Gowon, on the other hand, was the angel sent by the Almighty to save the nation from the doom of this impending polarization. Out he had come with his blazing magic wand and commanded wholesomeness to the entity called Nigeria, and so it was!

This song does not expressly say so, but it is definitely implied that the unity of Nigeria is non negotiable; and that anyone who so much as suggests otherwise is an enemy of the state, like Ojukwu had been.

Thus, heroes, heroines and villains were assigned according to the whims of the assignors with no apparent reason for the assignments. At best heroism was assigned along ethnic and other less than honourable lines. Awolowo was revered by the Yoruba and envied by others because he protected and provided for Western Nigeria.

He was the villain, as far as many easterners are concerned, the fellow who sold them out during the war and deserving of nothing but curses. Some even hold him, and not those who started the war, directly responsible for the starvation of one million children.

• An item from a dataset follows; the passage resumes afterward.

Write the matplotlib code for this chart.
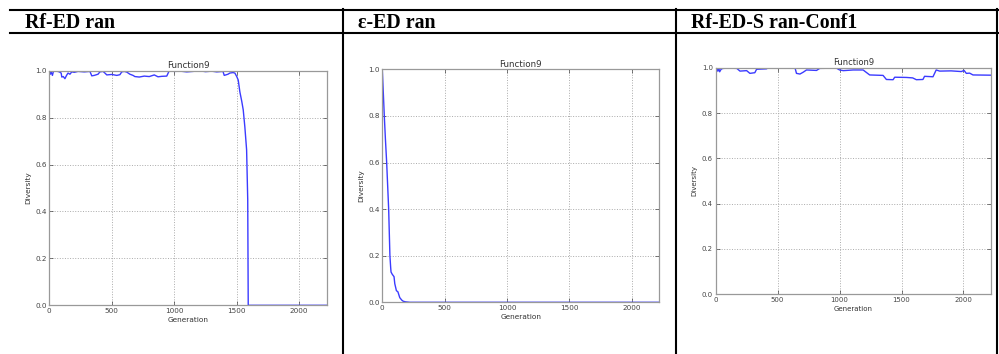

Gowon has maintained his pristine reputation as a nationalist and peace loving individual, and no one   speaks any more of the fact that he was installed in the first place as an olive branch of sorts to compensate for the wasting of Ahmadu Bello and Tafawa Balewa while at the same time assuaging Christian angst.

Nigerian sectarian history has Nnamdi Azikiwe- the Zik of Africa himself   who spent most of his youth tirelessly contending for Nigeria’s independence – has largely been painted with the brush of a coward who deferred to nationalistic ideas and failed to bring Western education to his people on the kind of scale Awolowo had done to the Yoruba.

Before his passing the Nigerian state had failed to draw on the vast experience and great wisdom of recently belated Chief Alex Ekweme mostly on account of the perception of him as being a nationalist who never even pretended to align himself with any less than moderate sectarian sentiments.

Truth be blatantly told: the reason the country has come to be more divided than ever is not because we have a president from a certain part of the country but because our children are nurtured on the unwholesome milk of unbalanced history.

As revolution sweeps across Africa- a continent blighted by dictatorships for the later part of the 20th century- we have been forced to bring out and dust up our history books on modern villains like Libya’s despotic leader Muammar Ghadaffi and more recently, Robert Mugabe. As we struggle to balance present realities with happenstance of the past, we are better empowered to articulate present positions and navigate the way forward.

Africa is tense about Zimbabwe for instance not just because they are displeased by Mugabe’s political exit but mostly because they are better informed about the history of Emmerson Mnangagwa, aka “Garwe.”

Nelson Mandela, though referred to as one of the most beloved individuals that ever walked this earth in modern history, also has his own  harsh critics. His Truth and Reconciliation Commission of 1996, set up by The 1995 Promotion of National Unity and Reconciliation Act has been knocked for its immunity clauses and in fact has been fingered as being the cause of South Africa’s difficulty   with moving forward.

Yet what this country needs more than anything right now is   truth and re conciliation.

It is strange that the room in which people were shouting above the din demanding secession and restructuring   has suddenly gone quiet. Perhaps what has happened is that we have suddenly realized that those things are not as urgent as reexamining and rewriting our history.